New research has concluded that most obese kids between the ages of 12 and 14 have metabolic syndrome; a major predictor of type-2 diabetes and heart disease. WebMD is on it:
"If a kid is age 8 with metabolic syndrome, it will take 10 years or less for that child to become a type 2 diabetic or develop heart disease," Sarah E. Messiah, PhD, MPH tells WebMD. "So as these kids enter adulthood, they could be faced with an entire life of chronic disease."And these statistics are even more frightening. Back to the report:
Obese kids aren't dropping dead in their teens, but by then, many have serious heart problems, says John K. Stevens Jr., MD, a cardiologist at Children's Healthcare of Atlanta's Sibley Heart Center.
Stevens sees more and more teens with dangerously high blood pressure that is reshaping their hearts. He sees teens with dangerously high levels of blood fats. He sees teens with plaque streaking the walls of their arteries. And he sees teens far down the road toward type 2 diabetes, a major risk factor for heart disease.
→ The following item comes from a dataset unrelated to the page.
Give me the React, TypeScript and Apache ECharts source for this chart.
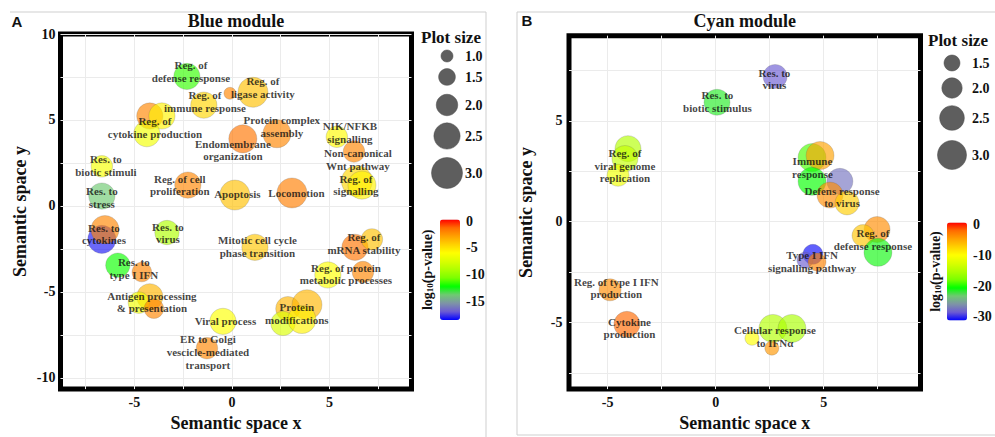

"I am very fearful that in the next 10 to 20 years we will have an explosion of type 2 diabetes and coronary artery disease as these very young, very obese kids become 20-year-olds and 30-year-olds," Stevens tells WebMD.
The problem isn't a heart disease epidemic. It's a child obesity epidemic, Stevens says - and Messiah's numbers lead to the same conclusion.
- About 17% of boys and girls ages 8 to 11 and 12 to 14 are overweight or obese.
- Between 6.5% and 9.5% of overweight 8- to 11-year-olds have metabolic syndrome, depending on how the data are adjusted to account for sex, age, and ethnicity.
- Between 26.3% and 52.4% of overweight 12- to 14-year olds have metabolic syndrome.